Instructions to follow:
Skipping all pictures, set down the lines of the listing from the first through the one with "const botTicksRight = [5,10,15,20,25];".

Material:
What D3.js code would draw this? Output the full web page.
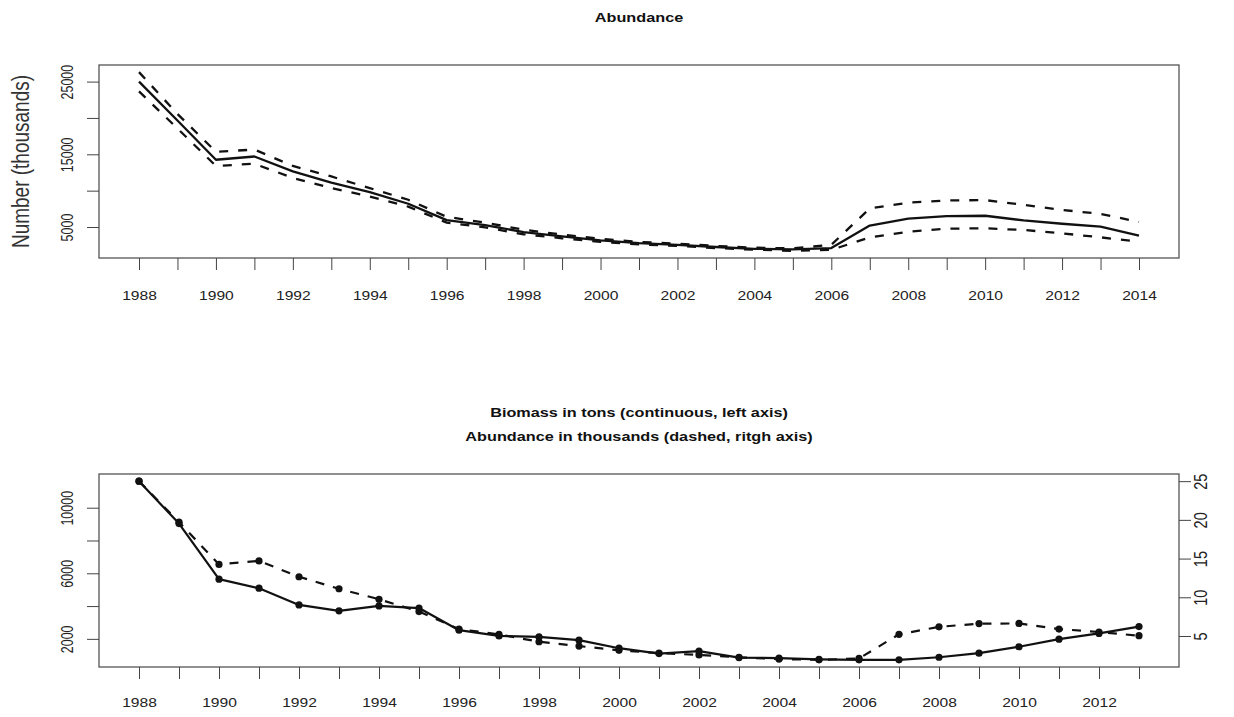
<!DOCTYPE html>
<html>
<head>
<meta charset="utf-8">
<script src="https://cdn.jsdelivr.net/npm/d3@7"></script>
<style>
  html, body { margin: 0; padding: 0; background: #fff; }
  svg { display: block; font-family: "Liberation Sans", Arial, sans-serif; }
</style>
</head>
<body>
<svg id="chart" width="1234" height="717"></svg>
<script>
// ---- Abundance panel (thousands of individuals, with confidence band) ----
const yearsTop = [1988,1989,1990,1991,1992,1993,1994,1995,1996,1997,1998,1999,2000,
                  2001,2002,2003,2004,2005,2006,2007,2008,2009,2010,2011,2012,2013,2014];
const abundEst = [25000,19650,14250,14700,12650,11100,9800,8200,5950,5250,4300,3700,3150,
                  2780,2550,2250,2000,1920,2100,5200,6150,6500,6550,5900,5450,5040,3800];
const abundUpper = [26300,20550,15350,15650,13400,11950,10350,8750,6400,5600,4620,3960,3360,
                    2950,2700,2400,2150,2060,2550,7550,8350,8650,8700,8050,7350,6800,5700];
const abundLower = [23650,18550,13400,13700,11750,10350,9200,7800,5600,4950,4000,3450,2950,
                    2600,2400,2100,1880,1720,1850,3580,4350,4770,4820,4590,4130,3580,2970];
const topTicksY = [5000,10000,15000,20000,25000];
const topLabelsY = [5000,15000,25000];

// ---- Biomass / abundance panel ----
const yearsBot = [1988,1989,1990,1991,1992,1993,1994,1995,1996,1997,1998,1999,2000,
                  2001,2002,2003,2004,2005,2006,2007,2008,2009,2010,2011,2012,2013];
const biomassTons = [11620,9030,5640,5090,4070,3710,4010,3880,2530,2180,2120,1920,1430,
                     1100,1250,860,820,750,720,720,880,1130,1520,1980,2330,2750];
const abundThousands = [25.0,19.7,14.25,14.7,12.65,11.1,9.75,8.15,5.9,5.2,4.26,3.7,3.15,
                        2.8,2.55,2.25,2.02,1.92,2.1,5.22,6.18,6.6,6.62,5.9,5.52,5.04];
const botTicksLeft = [2000,4000,6000,8000,10000];
const botLabelsLeft = [2000,6000,10000];
const botTicksRight = [5,10,15,20,25];

const titleTop = "Abundance";
const titleBot1 = "Biomass in tons (continuous, left axis)";
const titleBot2 = "Abundance in thousands (dashed, ritgh axis)";
const yLabelTop = "Number (thousands)";

// ---- layout ----
const plotLeft = 99, plotRight = 1179;
const topBox = { top: 65, bottom: 258 };
const botBox = { top: 474, bottom: 667 };
const SX = 1.3;            // horizontal stretch applied to all text
const ink = "#111";

const svg = d3.select("#chart");

// R-style 4% padding around the data range
function padded(lo, hi) { const p = (hi - lo) * 0.04; return [lo - p, hi + p]; }

function stretchedText(g, x, y, str, opts) {
  const o = Object.assign({ size: 12, weight: "normal", rotate: 0, anchor: "middle", dy: "0" }, opts || {});
  return g.append("text")
    .attr("transform", `translate(${x},${y}) scale(${SX},1)` + (o.rotate ? ` rotate(${o.rotate})` : ""))
    .attr("text-anchor", o.anchor)
    .attr("dy", o.dy)
    .attr("font-size", o.size)
    .attr("font-weight", o.weight)
    .attr("fill", o.fill || ink)
    .text(str);
}

function styleBottomAxis(g, size, labelY) {
  g.select(".domain").remove();
  g.selectAll(".tick line").attr("stroke", "#444").attr("stroke-width", 1);
  g.selectAll(".tick text")
    .attr("font-size", size).attr("fill", "#222")
    .attr("font-family", "Liberation Sans, Arial, sans-serif")
    .attr("transform", `scale(${SX},1)`)
    .attr("y", labelY).attr("dy", "0.35em");
}

function styleRotatedAxis(g, size, offset) {
  g.select(".domain").remove();
  g.selectAll(".tick line").attr("stroke", "#444").attr("stroke-width", 1);
  g.selectAll(".tick text")
    .attr("font-size", size).attr("fill", "#222")
    .attr("font-family", "Liberation Sans, Arial, sans-serif")
    .attr("x", null).attr("y", null)
    .attr("text-anchor", "middle")
    .attr("dy", "0.36em")
    .attr("transform", `translate(${offset},0) scale(${SX},1) rotate(-90)`);
}

// ================= Top panel =================
const xTop = d3.scaleLinear()
  .domain(padded(d3.min(yearsTop), d3.max(yearsTop)))
  .range([plotLeft, plotRight]);
const yTop = d3.scaleLinear()
  .domain(padded(d3.min(abundLower), d3.max(abundUpper)))
  .range([topBox.bottom, topBox.top]);

const gTop = svg.append("g");

gTop.append("rect")
  .attr("x", plotLeft).attr("y", topBox.top)
  .attr("width", plotRight - plotLeft).attr("height", topBox.bottom - topBox.top)
  .attr("fill", "none").attr("stroke", "#555").attr("stroke-width", 1.3);

gTop.append("g")
  .attr("transform", `translate(0,${topBox.bottom})`)
  .call(d3.axisBottom(xTop).tickValues(yearsTop).tickSize(12)
        .tickFormat(d => d % 2 === 0 ? d : ""))
  .call(g => styleBottomAxis(g, 12, 38));

gTop.append("g")
  .attr("transform", `translate(${plotLeft},0)`)
  .call(d3.axisLeft(yTop).tickValues(topTicksY).tickSize(12)
        .tickFormat(d => topLabelsY.includes(d) ? d : ""))
  .call(g => styleRotatedAxis(g, 12.5, -32));

const lineTop = (vals) => d3.line().x((d, i) => xTop(yearsTop[i])).y(d => yTop(d))(vals);

gTop.append("path").attr("d", lineTop(abundUpper))
  .attr("fill", "none").attr("stroke", ink).attr("stroke-width", 2.3)
  .attr("stroke-dasharray", "9,10");
gTop.append("path").attr("d", lineTop(abundLower))
  .attr("fill", "none").attr("stroke", ink).attr("stroke-width", 2.3)
  .attr("stroke-dasharray", "9,10");
gTop.append("path").attr("d", lineTop(abundEst))
  .attr("fill", "none").attr("stroke", ink).attr("stroke-width", 2.3)
  .attr("stroke-linejoin", "round");

stretchedText(gTop, (plotLeft + plotRight) / 2, 22, titleTop, { size: 12.5, weight: "bold" });
stretchedText(gTop, 20, (topBox.top + topBox.bottom) / 2, yLabelTop,
              { size: 19, rotate: -90, dy: "0.36em", fill: "#333" });

// ================= Bottom panel =================
const xBot = d3.scaleLinear()
  .domain(padded(d3.min(yearsBot), d3.max(yearsBot)))
  .range([plotLeft, plotRight]);
const yBio = d3.scaleLinear()
  .domain(padded(d3.min(biomassTons), d3.max(biomassTons)))
  .range([botBox.bottom, botBox.top]);
const yAbu = d3.scaleLinear()
  .domain(padded(d3.min(abundThousands), d3.max(abundThousands)))
  .range([botBox.bottom, botBox.top]);

const gBot = svg.append("g");

gBot.append("rect")
  .attr("x", plotLeft).attr("y", botBox.top)
  .attr("width", plotRight - plotLeft).attr("height", botBox.bottom - botBox.top)
  .attr("fill", "none").attr("stroke", "#555").attr("stroke-width", 1.3);

gBot.append("g")
  .attr("transform", `translate(0,${botBox.bottom})`)
  .call(d3.axisBottom(xBot).tickValues(yearsBot).tickSize(12)
        .tickFormat(d => d % 2 === 0 ? d : ""))
  .call(g => styleBottomAxis(g, 12, 36));

gBot.append("g")
  .attr("transform", `translate(${plotLeft},0)`)
  .call(d3.axisLeft(yBio).tickValues(botTicksLeft).tickSize(12)
        .tickFormat(d => botLabelsLeft.includes(d) ? d : ""))
  .call(g => styleRotatedAxis(g, 12.5, -32));

gBot.append("g")
  .attr("transform", `translate(${plotRight},0)`)
  .call(d3.axisRight(yAbu).tickValues(botTicksRight).tickSize(12))
  .call(g => styleRotatedAxis(g, 14.5, 21));

const lineBio = d3.line().x((d, i) => xBot(yearsBot[i])).y(d => yBio(d));
const lineAbu = d3.line().x((d, i) => xBot(yearsBot[i])).y(d => yAbu(d));

gBot.append("path").attr("d", lineAbu(abundThousands))
  .attr("fill", "none").attr("stroke", ink).attr("stroke-width", 2.2)
  .attr("stroke-dasharray", "9,9");
gBot.append("path").attr("d", lineBio(biomassTons))
  .attr("fill", "none").attr("stroke", ink).attr("stroke-width", 2.2)
  .attr("stroke-linejoin", "round");

gBot.append("g").selectAll("circle")
  .data(abundThousands).join("circle")
  .attr("cx", (d, i) => xBot(yearsBot[i])).attr("cy", d => yAbu(d))
  .attr("r", 3.6).attr("fill", ink);
gBot.append("g").selectAll("circle")
  .data(biomassTons).join("circle")
  .attr("cx", (d, i) => xBot(yearsBot[i])).attr("cy", d => yBio(d))
  .attr("r", 3.6).attr("fill", ink);

stretchedText(gBot, (plotLeft + plotRight) / 2, 417, titleBot1, { size: 12.5, weight: "bold" });
stretchedText(gBot, (plotLeft + plotRight) / 2, 441, titleBot2, { size: 12.5, weight: "bold" });
</script>
</body>
</html>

Finished task:
What D3.js code would draw this? Output the full web page.
<!DOCTYPE html>
<html>
<head>
<meta charset="utf-8">
<script src="https://cdn.jsdelivr.net/npm/d3@7"></script>
<style>
  html, body { margin: 0; padding: 0; background: #fff; }
  svg { display: block; font-family: "Liberation Sans", Arial, sans-serif; }
</style>
</head>
<body>
<svg id="chart" width="1234" height="717"></svg>
<script>
// ---- Abundance panel (thousands of individuals, with confidence band) ----
const yearsTop = [1988,1989,1990,1991,1992,1993,1994,1995,1996,1997,1998,1999,2000,
                  2001,2002,2003,2004,2005,2006,2007,2008,2009,2010,2011,2012,2013,2014];
const abundEst = [25000,19650,14250,14700,12650,11100,9800,8200,5950,5250,4300,3700,3150,
                  2780,2550,2250,2000,1920,2100,5200,6150,6500,6550,5900,5450,5040,3800];
const abundUpper = [26300,20550,15350,15650,13400,11950,10350,8750,6400,5600,4620,3960,3360,
                    2950,2700,2400,2150,2060,2550,7550,8350,8650,8700,8050,7350,6800,5700];
const abundLower = [23650,18550,13400,13700,11750,10350,9200,7800,5600,4950,4000,3450,2950,
                    2600,2400,2100,1880,1720,1850,3580,4350,4770,4820,4590,4130,3580,2970];
const topTicksY = [5000,10000,15000,20000,25000];
const topLabelsY = [5000,15000,25000];

// ---- Biomass / abundance panel ----
const yearsBot = [1988,1989,1990,1991,1992,1993,1994,1995,1996,1997,1998,1999,2000,
                  2001,2002,2003,2004,2005,2006,2007,2008,2009,2010,2011,2012,2013];
const biomassTons = [11620,9030,5640,5090,4070,3710,4010,3880,2530,2180,2120,1920,1430,
                     1100,1250,860,820,750,720,720,880,1130,1520,1980,2330,2750];
const abundThousands = [25.0,19.7,14.25,14.7,12.65,11.1,9.75,8.15,5.9,5.2,4.26,3.7,3.15,
                        2.8,2.55,2.25,2.02,1.92,2.1,5.22,6.18,6.6,6.62,5.9,5.52,5.04];
const botTicksLeft = [2000,4000,6000,8000,10000];
const botLabelsLeft = [2000,6000,10000];
const botTicksRight = [5,10,15,20,25];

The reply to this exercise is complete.